De todas las escenas que dejó el día la que más ha impactado es la que protagonizaron Oriol Junqueras y Pedro Sánchez, que hasta fue sometida a una lectura de labios para su transcripción. Ha trascendido así que el "tenemos que hablar" del republicano fue contestado con un "no te preocupes" del presidente en funciones, obviando, al parecer, que dicha respuesta se refería al comentario de si le incomodaba el saludo. La conclusión que se ha extendido es que Sánchez le anunciaba que ya tenía preparado el indulto para cuando el Supremo le condene, a cambio obviamente del apoyo de su grupo. Da igual que todo lo acontecido hasta la fecha demuestre que no hay apaño alguno porque lo que verán muchos en su particular callejón del Gato es un gran contubernio para romper España a martillazos.

Centrados en el "no te preocupes", nuestros finos analistas han despreciado el "tenemos que hablar", que es la frase importante. En efecto, se tiene que hablar porque conversar entre diferentes, entre adversarios o, incluso, entre enemigos es lo que diferencia al diálogo del eco. Hay que hablar porque la solución a los problemas no es acallar las voces de quienes discrepan pateando el suelo, como hizo la ultraderecha durante el acatamiento constitucional de los diputados presos, por muy estrambótico y ofensivo que les pareciera, ignorando los carteles que ruegan a sus señorías no entrar a la Cámara con los cascos puestos y dejar atados en la puerta sus caballos.

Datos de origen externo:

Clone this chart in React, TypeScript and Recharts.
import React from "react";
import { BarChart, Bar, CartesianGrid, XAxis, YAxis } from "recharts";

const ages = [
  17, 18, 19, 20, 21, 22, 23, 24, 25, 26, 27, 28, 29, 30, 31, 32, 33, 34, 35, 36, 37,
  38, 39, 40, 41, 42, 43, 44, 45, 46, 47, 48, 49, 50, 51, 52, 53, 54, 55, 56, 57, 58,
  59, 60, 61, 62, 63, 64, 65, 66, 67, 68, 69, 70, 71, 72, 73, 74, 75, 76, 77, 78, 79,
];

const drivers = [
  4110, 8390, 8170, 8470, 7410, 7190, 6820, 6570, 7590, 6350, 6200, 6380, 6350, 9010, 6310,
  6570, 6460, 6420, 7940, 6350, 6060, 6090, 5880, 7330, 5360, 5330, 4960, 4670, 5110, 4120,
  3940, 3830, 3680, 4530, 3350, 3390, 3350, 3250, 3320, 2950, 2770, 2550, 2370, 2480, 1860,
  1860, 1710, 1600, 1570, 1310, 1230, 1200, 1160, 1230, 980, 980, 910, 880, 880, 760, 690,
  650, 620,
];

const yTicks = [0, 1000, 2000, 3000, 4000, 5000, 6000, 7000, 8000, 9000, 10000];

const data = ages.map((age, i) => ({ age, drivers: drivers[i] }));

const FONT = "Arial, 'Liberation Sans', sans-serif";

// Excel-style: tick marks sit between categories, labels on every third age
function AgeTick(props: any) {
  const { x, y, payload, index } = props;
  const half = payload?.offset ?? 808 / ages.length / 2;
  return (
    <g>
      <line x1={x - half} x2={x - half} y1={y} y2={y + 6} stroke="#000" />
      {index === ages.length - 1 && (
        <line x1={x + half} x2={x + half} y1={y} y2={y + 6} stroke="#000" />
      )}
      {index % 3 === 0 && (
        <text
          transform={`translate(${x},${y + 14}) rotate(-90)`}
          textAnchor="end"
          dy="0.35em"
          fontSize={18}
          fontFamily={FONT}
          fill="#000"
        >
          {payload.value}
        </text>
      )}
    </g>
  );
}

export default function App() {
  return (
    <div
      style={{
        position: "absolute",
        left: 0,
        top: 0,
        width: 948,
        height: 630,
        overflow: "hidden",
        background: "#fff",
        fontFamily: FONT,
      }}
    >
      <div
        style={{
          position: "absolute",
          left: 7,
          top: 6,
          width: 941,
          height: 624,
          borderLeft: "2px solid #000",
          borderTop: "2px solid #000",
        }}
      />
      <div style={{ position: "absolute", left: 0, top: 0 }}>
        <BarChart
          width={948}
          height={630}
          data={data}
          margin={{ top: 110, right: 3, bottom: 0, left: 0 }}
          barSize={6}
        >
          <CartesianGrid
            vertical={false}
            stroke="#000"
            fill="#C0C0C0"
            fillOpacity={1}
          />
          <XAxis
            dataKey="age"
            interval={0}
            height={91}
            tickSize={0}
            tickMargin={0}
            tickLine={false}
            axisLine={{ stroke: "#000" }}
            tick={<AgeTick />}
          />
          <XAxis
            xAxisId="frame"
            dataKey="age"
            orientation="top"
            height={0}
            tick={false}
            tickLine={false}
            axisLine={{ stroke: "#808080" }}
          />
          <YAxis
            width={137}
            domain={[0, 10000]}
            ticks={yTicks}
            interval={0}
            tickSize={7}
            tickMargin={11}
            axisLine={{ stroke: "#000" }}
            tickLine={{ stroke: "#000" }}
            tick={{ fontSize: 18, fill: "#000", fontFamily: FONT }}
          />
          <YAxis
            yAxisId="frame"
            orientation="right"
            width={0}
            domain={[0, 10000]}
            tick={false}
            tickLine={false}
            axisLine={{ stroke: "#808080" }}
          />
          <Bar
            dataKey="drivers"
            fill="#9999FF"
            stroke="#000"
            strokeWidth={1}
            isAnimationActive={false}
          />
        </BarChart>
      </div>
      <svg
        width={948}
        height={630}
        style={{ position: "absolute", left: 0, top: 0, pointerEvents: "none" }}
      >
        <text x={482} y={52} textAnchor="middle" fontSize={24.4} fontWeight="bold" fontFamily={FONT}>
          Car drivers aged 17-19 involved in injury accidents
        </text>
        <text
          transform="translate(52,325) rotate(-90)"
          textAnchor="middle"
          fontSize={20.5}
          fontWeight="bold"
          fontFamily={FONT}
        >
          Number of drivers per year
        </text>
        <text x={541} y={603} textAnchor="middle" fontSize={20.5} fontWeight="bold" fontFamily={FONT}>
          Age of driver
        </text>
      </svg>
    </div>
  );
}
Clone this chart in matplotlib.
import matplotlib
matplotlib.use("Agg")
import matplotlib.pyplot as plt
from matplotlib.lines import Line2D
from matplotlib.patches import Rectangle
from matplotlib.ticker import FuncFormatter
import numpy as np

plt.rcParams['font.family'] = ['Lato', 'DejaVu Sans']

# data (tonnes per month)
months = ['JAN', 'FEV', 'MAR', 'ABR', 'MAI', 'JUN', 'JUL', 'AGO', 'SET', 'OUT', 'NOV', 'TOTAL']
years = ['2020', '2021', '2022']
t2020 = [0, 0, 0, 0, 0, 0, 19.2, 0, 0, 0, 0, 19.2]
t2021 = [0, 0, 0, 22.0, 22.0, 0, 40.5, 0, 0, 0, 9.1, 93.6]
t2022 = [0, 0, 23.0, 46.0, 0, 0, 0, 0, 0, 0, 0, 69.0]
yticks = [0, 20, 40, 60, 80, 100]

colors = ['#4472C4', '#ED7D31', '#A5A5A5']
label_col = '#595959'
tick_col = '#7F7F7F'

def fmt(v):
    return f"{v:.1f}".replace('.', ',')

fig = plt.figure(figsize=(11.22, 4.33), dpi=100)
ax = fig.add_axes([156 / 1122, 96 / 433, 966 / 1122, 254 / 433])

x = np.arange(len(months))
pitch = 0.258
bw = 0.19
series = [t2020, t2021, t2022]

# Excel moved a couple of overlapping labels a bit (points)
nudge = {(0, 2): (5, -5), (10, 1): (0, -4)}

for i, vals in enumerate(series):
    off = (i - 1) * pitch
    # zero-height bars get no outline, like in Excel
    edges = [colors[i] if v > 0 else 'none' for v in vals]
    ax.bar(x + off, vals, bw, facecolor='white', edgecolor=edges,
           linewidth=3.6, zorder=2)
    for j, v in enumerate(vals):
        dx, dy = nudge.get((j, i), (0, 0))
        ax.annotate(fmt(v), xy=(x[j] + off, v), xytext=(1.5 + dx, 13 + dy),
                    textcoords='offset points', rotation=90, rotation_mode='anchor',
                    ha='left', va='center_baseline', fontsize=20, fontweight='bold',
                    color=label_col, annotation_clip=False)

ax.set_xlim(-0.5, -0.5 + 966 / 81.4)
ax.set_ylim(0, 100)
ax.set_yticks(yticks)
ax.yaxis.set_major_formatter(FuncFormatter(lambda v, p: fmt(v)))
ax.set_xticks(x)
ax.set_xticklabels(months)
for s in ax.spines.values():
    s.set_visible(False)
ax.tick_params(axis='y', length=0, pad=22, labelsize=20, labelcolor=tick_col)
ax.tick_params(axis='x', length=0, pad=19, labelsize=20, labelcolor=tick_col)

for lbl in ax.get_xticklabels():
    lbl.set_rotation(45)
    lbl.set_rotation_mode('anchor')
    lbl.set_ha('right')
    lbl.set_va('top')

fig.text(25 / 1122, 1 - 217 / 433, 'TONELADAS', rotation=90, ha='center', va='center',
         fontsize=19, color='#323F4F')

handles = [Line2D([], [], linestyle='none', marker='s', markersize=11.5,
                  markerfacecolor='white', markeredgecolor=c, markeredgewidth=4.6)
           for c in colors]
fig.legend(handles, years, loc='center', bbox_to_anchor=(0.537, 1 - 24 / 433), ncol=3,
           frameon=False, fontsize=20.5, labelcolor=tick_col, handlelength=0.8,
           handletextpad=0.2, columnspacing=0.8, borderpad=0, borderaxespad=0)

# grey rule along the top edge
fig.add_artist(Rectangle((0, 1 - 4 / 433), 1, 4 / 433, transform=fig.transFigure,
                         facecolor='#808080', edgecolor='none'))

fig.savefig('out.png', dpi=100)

Hay que hablar porque el problema no es Junqueras ni Puigdemont, sino tres millones de ciudadanos de Cataluña y el País Vasco insatisfechos con el modelo territorial a los que no se puede meter en la cárcel acusándoles también de rebelión y a los que no se puede tomar por idiotas embelesados con los flautistas de Hamelin del secesionismo. Hay que hablar aunque lo desaconseje buena parte de esta prensa canalla que, tirando de Valle-Inclán y de su Max Estrella, sólo dice lo que se les manda.

Para hablar, o eso se supone, se ha elegido al filósofo Manuel Cruz como presidente del Senado, que ayer mismo proclamaba que había que amar a España por lo que es y no por lo que quisiéramos que fuera. No hay un espejo deformante que nos devuelve una imagen estrafalaria de nosotros mismos. Si nos vemos andrajosos y con las costuras reventadas es, simplemente, porque no entramos en el traje. Hay que hablar, en definitiva, de un cambio de indumentaria y de las ventajas de dejar a un lado el destrozado terno de Armani y vestirnos con chándal y tacones, arreglados pero informales.

De todo eso hay que hablar y, por qué no, también de los indultos en el caso de que los dirigentes catalanes sean finalmente condenados por el Supremo. Sorprende que los mayores apologetas de la Transición y de su pretendido imperio de la concordia sean los enemigos más acérrimos de este instrumento. Habría que recordarles esa ley de Amnistía que durante años se nos presentó como el acto supremo de la reconciliación nacional cuando las únicas renuncias constatables fueron las de las víctimas de la dictadura, a las que se sacó de la cárcel a cambio de abdicar de su derecho a exigir justicia. A todos los que se rasgan las vestiduras por los indultos se les debería facilitar un chándal para no desentonar con el país.